Reflecting on Transgender Awareness Week

Each year from November 13 to 19, Transgender Awareness Week takes place in order to educate the public and to celebrate the transgender community in the days leading up to Transgender Day of Remembrance (TDoR). This day was founded by transgender advocate Gwendolyn Ann Smith, in honor of Rita Hester, a transgender woman of color who was murdered in 1998. A vigil was held to honor all of the transgender people who lost their lives due to violence against the community.
Many transgender people use this week as an opportunity to share experiences, advocate for the issues around discrimination and violence against the transgender community, and educate people on the hardships that transgender people face, according to The Gay and Lesbian Alliance Against Defamation (GLAAD) is holding an online vigil on twitter to observe TDoR. In addition to online vigils, across the United States, typically in bigger cities such as Boston and New York, communities gather together to remember the transgender people who were murdered.

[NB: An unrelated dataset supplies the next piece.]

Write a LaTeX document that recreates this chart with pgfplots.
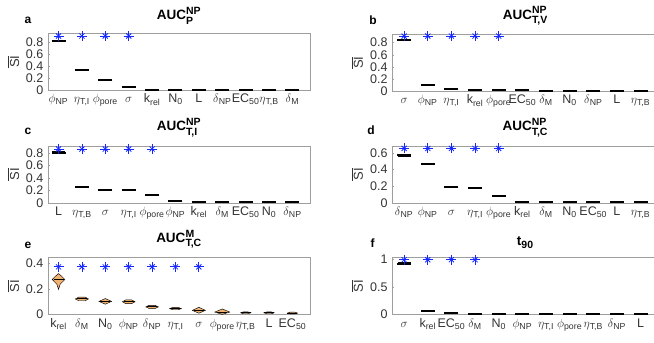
\documentclass[border=0pt]{standalone}
\usepackage{amsmath}
\usepackage{fontspec}
\setmainfont{Liberation Sans}
\usepackage{pgfplots}
\pgfplotsset{compat=1.18}
\definecolor{axgray}{gray}{0.62}
\definecolor{txtgray}{gray}{0.2}
\definecolor{violin}{RGB}{240,178,112}
\definecolor{starblue}{RGB}{20,40,255}
\newcommand{\sub}[1]{\textsubscript{#1}}
\newcommand{\pNP}{$\phi$\sub{NP}}
\newcommand{\pPore}{$\phi$\sub{pore}}
\newcommand{\eTI}{$\eta$\sub{T,I}}
\newcommand{\eTB}{$\eta$\sub{T,B}}
\newcommand{\dNP}{$\delta$\sub{NP}}
\newcommand{\dM}{$\delta$\sub{M}}
\newcommand{\sig}{$\sigma$}
\newcommand{\krel}{k\sub{rel}}
\newcommand{\Nz}{N\sub{0}}
\newcommand{\EC}{EC\sub{50}}
\newcommand{\ttl}[3]{\textbf{#1}$^{\text{\fontsize{10.5}{11}\selectfont\bfseries #2}}_{\text{\fontsize{10.5}{11}\selectfont\bfseries #3}}$}
\pgfplotsset{
 siax/.style={
  scale only axis, width=262pt, height=57pt, anchor=north west,
  xmin=0.55, xmax=11.75, ymin=0,
  xtick={1,...,11},
  axis line style={axgray},
  tick style={axgray}, major tick length=2pt,
  xtick style={draw=none},
  ytick pos=left, tick align=inside,
  tick label style={font=\fontsize{12.5}{13}\selectfont, text=txtgray},
  xticklabel style={text height=9pt, text depth=3pt, inner sep=1pt, yshift=-2.5pt},
  yticklabel style={inner sep=1pt, xshift=-3.5pt},
  /pgf/number format/assume math mode=true,
  ylabel={$\overline{\mbox{SI}}$},
  ylabel style={font=\fontsize{13}{14}\selectfont, text=txtgray, inner sep=0pt,
     at={(axis description cs:-0.132,0.5)}, anchor=center},
  title style={at={(0.5,1)}, anchor=south, inner sep=0pt, yshift=3pt, font=\fontsize{13.5}{15}\selectfont\bfseries},
  clip=false,
 },
 rightax/.style={xmin=0.5, xmax=11.75, width=266pt},
 med/.style={only marks, mark=-, mark size=7pt, mark options={line width=2pt, black}},
 firstmed/.style={only marks, mark=-, mark size=6.5pt, mark options={line width=2.8pt, black}},
 vmed/.style={only marks, mark=-, mark size=5pt, mark options={line width=1.1pt, black}},
 starp/.style={only marks, mark=+, mark size=5pt, mark options={line width=0.8pt, starblue}},
 starx/.style={only marks, mark=x, mark size=3.6pt, mark options={line width=0.8pt, starblue}},
 vio/.style={fill=violin, draw=black, line width=0.45pt},
}
\begin{document}
\begin{tikzpicture}
% ---------- a ----------
\begin{axis}[siax, at={(48pt,-33.3pt)}, ymax=0.95, ytick={0,0.2,0.4,0.6,0.8},
  title={\ttl{AUC}{NP}{P}},
  xticklabels={\pNP,\eTI,\pPore,\sig,\krel,\Nz,L,\dNP,\EC,\eTB,\dM}]
\addplot[firstmed] coordinates {(1,0.822)};
\addplot[med] coordinates {(1,0.822) (2,0.331) (3,0.166) (4,0.055) (5,0.012) (6,0.010) (7,0.010) (8,0.009) (9,0.009) (10,0.009) (11,0.009)};
\addplot[starp] coordinates {(1,0.905) (2,0.905) (3,0.905) (4,0.905)};
\addplot[starx] coordinates {(1,0.905) (2,0.905) (3,0.905) (4,0.905)};
\end{axis}
% ---------- b ----------
\begin{axis}[siax, rightax, at={(392.3pt,-34.3pt)}, ymax=0.935, ytick={0,0.2,0.4,0.6,0.8},
  title={\ttl{AUC}{NP}{T,V}},
  xticklabels={\sig,\pNP,\eTI,\krel,\pPore,\EC,\dM,\Nz,\dNP,L,\eTB}]
\addplot[firstmed] coordinates {(1,0.84)};
\addplot[med] coordinates {(1,0.84) (2,0.10) (3,0.045) (4,0.028) (5,0.017) (6,0.017) (7,0.012) (8,0.012) (9,0.010) (10,0.010) (11,0.010)};
\addplot[starp] coordinates {(1,0.906) (2,0.906) (3,0.906) (4,0.906) (5,0.906)};
\addplot[starx] coordinates {(1,0.906) (2,0.906) (3,0.906) (4,0.906) (5,0.906)};
\end{axis}
% ---------- c ----------
\begin{axis}[siax, at={(48pt,-146pt)}, ymax=0.907, ytick={0,0.2,0.4,0.6,0.8},
  title={\ttl{AUC}{NP}{T,I}},
  xticklabels={L,\eTB,\sig,\eTI,\pPore,\pNP,\krel,\dM,\EC,\Nz,\dNP}]
\addplot[firstmed] coordinates {(1,0.80)};
\addplot[med] coordinates {(1,0.80) (2,0.256) (3,0.213) (4,0.203) (5,0.123) (6,0.025) (7,0.020) (8,0.015) (9,0.015) (10,0.012) (11,0.012)};
\addplot[starp] coordinates {(1,0.859) (2,0.859) (3,0.859) (4,0.859) (5,0.859)};
\addplot[starx] coordinates {(1,0.859) (2,0.859) (3,0.859) (4,0.859) (5,0.859)};
\end{axis}
% ---------- d ----------
\begin{axis}[siax, rightax, at={(392.3pt,-146pt)}, ymax=0.682, ytick={0,0.2,0.4,0.6},
  title={\ttl{AUC}{NP}{T,C}},
  xticklabels={\dNP,\pNP,\sig,\eTI,\pPore,\krel,\dM,\Nz,\EC,L,\eTB}]
\addplot[firstmed] coordinates {(1,0.571)};
\addplot[med] coordinates {(1,0.571) (2,0.461) (3,0.192) (4,0.184) (5,0.082) (6,0.012) (7,0.012) (8,0.010) (9,0.010) (10,0.008) (11,0.008)};
\addplot[starp] coordinates {(1,0.653) (2,0.653) (3,0.653) (4,0.653) (5,0.653)};
\addplot[starx] coordinates {(1,0.653) (2,0.653) (3,0.653) (4,0.653) (5,0.653)};
\end{axis}
% ---------- e ----------
\begin{axis}[siax, at={(48pt,-257.5pt)}, ymax=0.443, ytick={0,0.2,0.4},
  title={\ttl{AUC}{M}{T,C}},
  xticklabels={\krel,\dM,\Nz,\pNP,\dNP,\eTI,\sig,\pPore,\eTB,L,\EC}]
\addplot[vio] coordinates {(1,0.195) (0.93,0.235) (0.73,0.272) (0.88,0.300) (1,0.318) (1.12,0.300) (1.27,0.272) (1.07,0.235)} -- cycle;
\addplot[vio] coordinates {(1.72,0.121) (1.86,0.135) (2.14,0.135) (2.28,0.121) (2.14,0.107) (1.86,0.107)} -- cycle;
\addplot[vio] coordinates {(2.73,0.102) (3,0.124) (3.27,0.102) (3,0.080)} -- cycle;
\addplot[vio] coordinates {(3.73,0.099) (3.87,0.113) (4.13,0.113) (4.27,0.099) (4.13,0.085) (3.87,0.085)} -- cycle;
\addplot[vio] coordinates {(4.73,0.059) (4.87,0.071) (5.13,0.071) (5.27,0.059) (5.13,0.047) (4.87,0.047)} -- cycle;
\addplot[vio] coordinates {(5.75,0.046) (5.88,0.055) (6.12,0.055) (6.25,0.046) (6.12,0.037) (5.88,0.037)} -- cycle;
\addplot[vio] coordinates {(6.72,0.032) (7,0.056) (7.28,0.032) (7,0.010)} -- cycle;
\addplot[vio] coordinates {(7.68,0.019) (8,0.043) (8.32,0.019) (8,0.001)} -- cycle;
\addplot[vio] coordinates {(8.78,0.013) (8.9,0.020) (9.1,0.020) (9.22,0.013) (9.1,0.006) (8.9,0.006)} -- cycle;
\addplot[vio] coordinates {(9.78,0.013) (9.9,0.020) (10.1,0.020) (10.22,0.013) (10.1,0.006) (9.9,0.006)} -- cycle;
\addplot[vio] coordinates {(10.78,0.011) (10.9,0.018) (11.1,0.018) (11.22,0.011) (11.1,0.004) (10.9,0.004)} -- cycle;
\addplot[vmed] coordinates {(1,0.274) (2,0.121) (3,0.102) (4,0.099) (5,0.059) (6,0.046) (7,0.032) (8,0.019) (9,0.013) (10,0.013) (11,0.011)};
\addplot[starp] coordinates {(1,0.37) (2,0.37) (3,0.37) (4,0.37) (5,0.37) (6,0.37) (7,0.37)};
\addplot[starx] coordinates {(1,0.37) (2,0.37) (3,0.37) (4,0.37) (5,0.37) (6,0.37) (7,0.37)};
\end{axis}
% ---------- f ----------
\begin{axis}[siax, rightax, at={(392.3pt,-257.5pt)}, ymax=1.03, ytick={0,0.5,1},
  title={\textbf{t}$_{\text{\fontsize{10.5}{11}\selectfont\bfseries 90}}$},
  xticklabels={\sig,\krel,\EC,\dM,\Nz,\pNP,\eTI,\pPore,\eTB,\dNP,L}]
\addplot[firstmed] coordinates {(1,0.92)};
\addplot[med] coordinates {(1,0.92) (2,0.06) (3,0.03) (4,0.018) (5,0.015) (6,0.012) (7,0.010) (8,0.010) (9,0.010) (10,0.010) (11,0.010)};
\addplot[starp] coordinates {(1,0.99) (2,0.99) (3,0.99) (4,0.99)};
\addplot[starx] coordinates {(1,0.99) (2,0.99) (3,0.99) (4,0.99)};
\end{axis}
% panel letters
\begin{scope}[every node/.style={font=\fontsize{12}{13}\selectfont\bfseries, inner sep=0pt}]
\node at (28pt,-20pt) {a};
\node at (373pt,-20pt) {b};
\node at (28pt,-131pt) {c};
\node at (371pt,-130pt) {d};
\node at (28pt,-245pt) {e};
\node at (372.5pt,-243pt) {f};
\end{scope}
\pgfresetboundingbox
\path (0pt,0pt) rectangle (654pt,-343pt);
\end{tikzpicture}
\end{document}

Forbes magazine releases an annual report to recognize Transgender Awareness Week. The report states that as of 2019, 331 transgender people have been killed. Transgender Awareness Week is meant to bring attention to these facts and help people understand why it is important to be an ally not only during this week, but all of the time.
CNN states that there are many things you can do to become a supportive ally, some as simple as learning the correct terminology when referring to transgender individuals, or familiarizing yourself with the problems they face in daily life. Making it known that you are an ally is an effective way of making the transgender people in your community feel safer and more accepted.